Todas las características del modelo estructural del chivo expiatorio comparecen en el juicio contra Elba Esther Gordillo. Desde hace años la sociedad mexicana la había convertido en un símbolo de poder tan fascinante como peligroso que despertaba tanto una insana admiración hacia las marcas de su éxito (su riqueza, su descaro e incluso su maldad) como un enconado desprecio hacia su figura (su condición femenina, su físico, su nepotismo). Poco a poco, y en especial en los últimos dos años, se fraguó una hábil narrativa que la convirtió en la responsable absoluta de nuestros males, en la culpable de esa peste que -como en la Tebas de Edipo- se expande a lo largo y ancho de nuestra sociedad: la pésima educación que reciben nuestros niños.
¿Quién no querría acabar con la mujer que les arrebató a nuestros herederos la posibilidad de ser mejores? ¿Quién no querría sepultar a la mujer que enjauló a los maestros y, como la bruja de Hänsel y Gretel, devoró a tantos inocentes? En términos mitológicos, la monstruosidad física y la monstruosidad moral van siempre unidas, recuerda Girard, y la apariencia de la implacable líder de los maestros, estragada en decenas de cirugías plásticas, no hace sino reforzar esta imagen inquietante y ominosa. Nadie duda que los delitos que se le achacan sean auténticos y nadie podría cuestionar la oportunidad de su arresto, pero aquí importa señalar cómo La Maestra -tampoco es casual que usara este mote que antes la ensalzaba tanto como ahora la escarnece- se convirtió de pronto en la mayor amenaza para la misma sociedad que durante años permitió y alentó sus ambiciones.
Ungida por Carlos Salinas de Gortari en un golpe paralelo al que ahora la destrona, su itinerario sigue el camino simbólico de todos los villanos ancestrales. Elba Esther debió ser una niña inteligente pero sin gracia, acaso objeto de burlas y de acoso; su esfuerzo y su astucia la llevan a medrar, a acercarse a quienes pueden ayudarla, a distribuir favores. A partir de allí su ascenso se torna vertiginoso: en primer lugar, los recursos ilimitados del mayor sindicato de América Latina y, tras su salida del PRI, la capacidad de obtener cuanto quiere de dos presidentes dispuestos a pagar cualquier precio por sus servicios (sobre todo electorales) y su apoyo. Y por fin, la hubris griega: creerse intocable y exhibir las pruebas de su corrupción con desvergüenza, incapaz de entender que los tiempos han cambiado, que el nuevo Presidente ya no la necesita o, auspiciado por una sociedad que la percibe como encarnación del mal, sólo la necesita para destruirla.
A diferencia de los panistas que, en su ingenuidad o su tozudez, jamás comprendieron la dimensión simbólica del poder, los priistas la llevan en la sangre.
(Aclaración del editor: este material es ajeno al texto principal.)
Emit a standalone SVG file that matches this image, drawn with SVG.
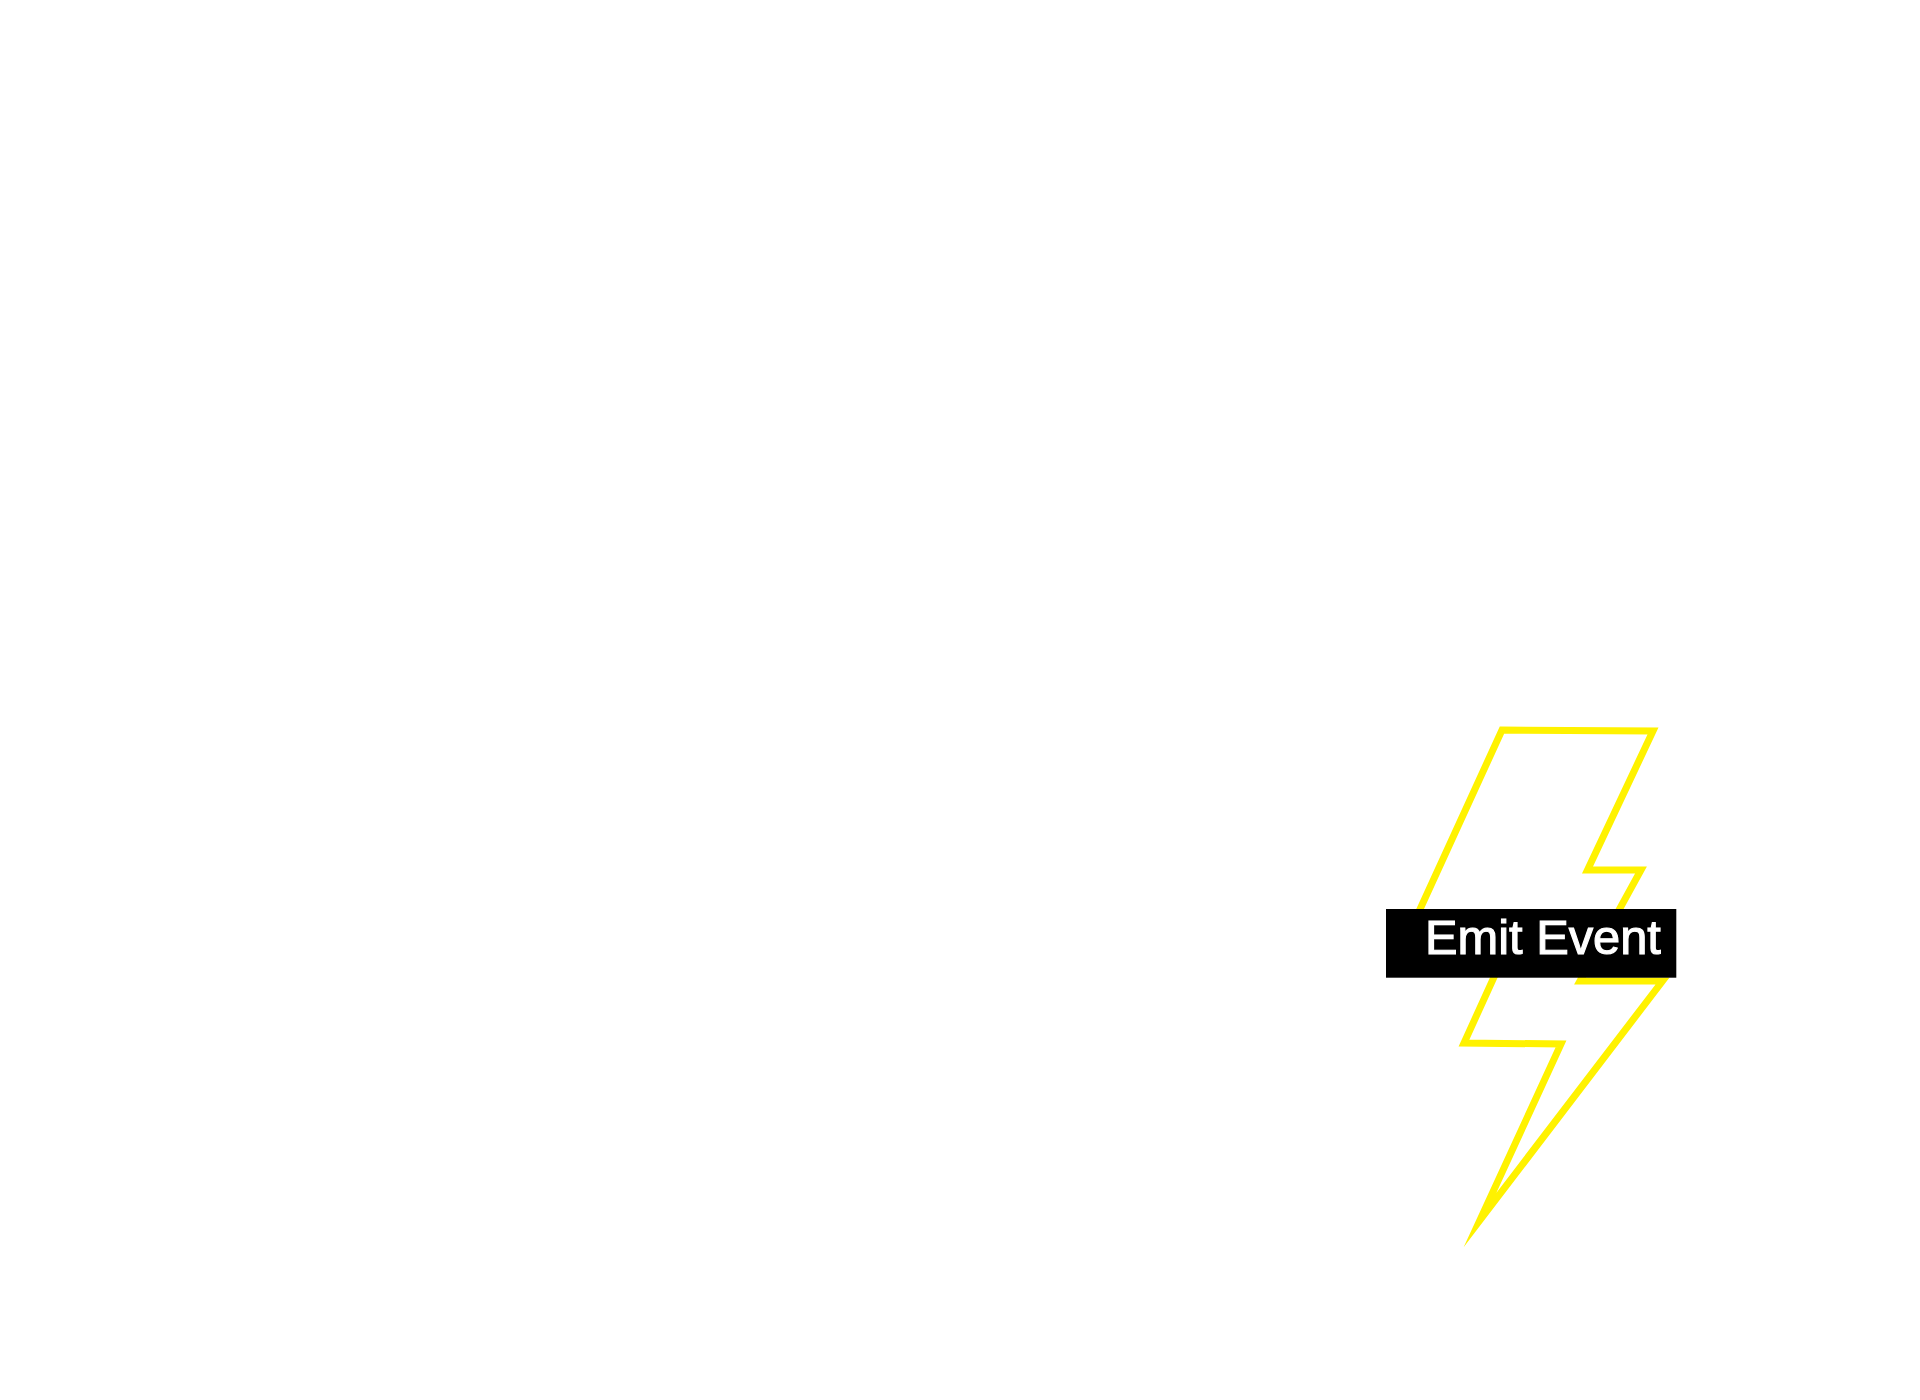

Más que por tratarse de un obstáculo a la reforma educativa puesta en marcha como prioridad del sexenio, Elba Esther Gordillo tenía que ser destrozada -mejor: desacralizada- para demostrar que el nuevo PRI no es el viejo PRI (aunque la maniobra lo recuerde) y asentar la autoridad del Presidente, pero sobre todo para saciar a una sociedad que, luego de los estériles sacrificios de la guerra contra el narco, exigía ávidamente una expiación. La Maestra decapitada implica un Calderón desollado. Quedemos, pues, tranquilos. Y contemplemos con embeleso, al menos por un tiempo, la sangrante cabeza de Medusa.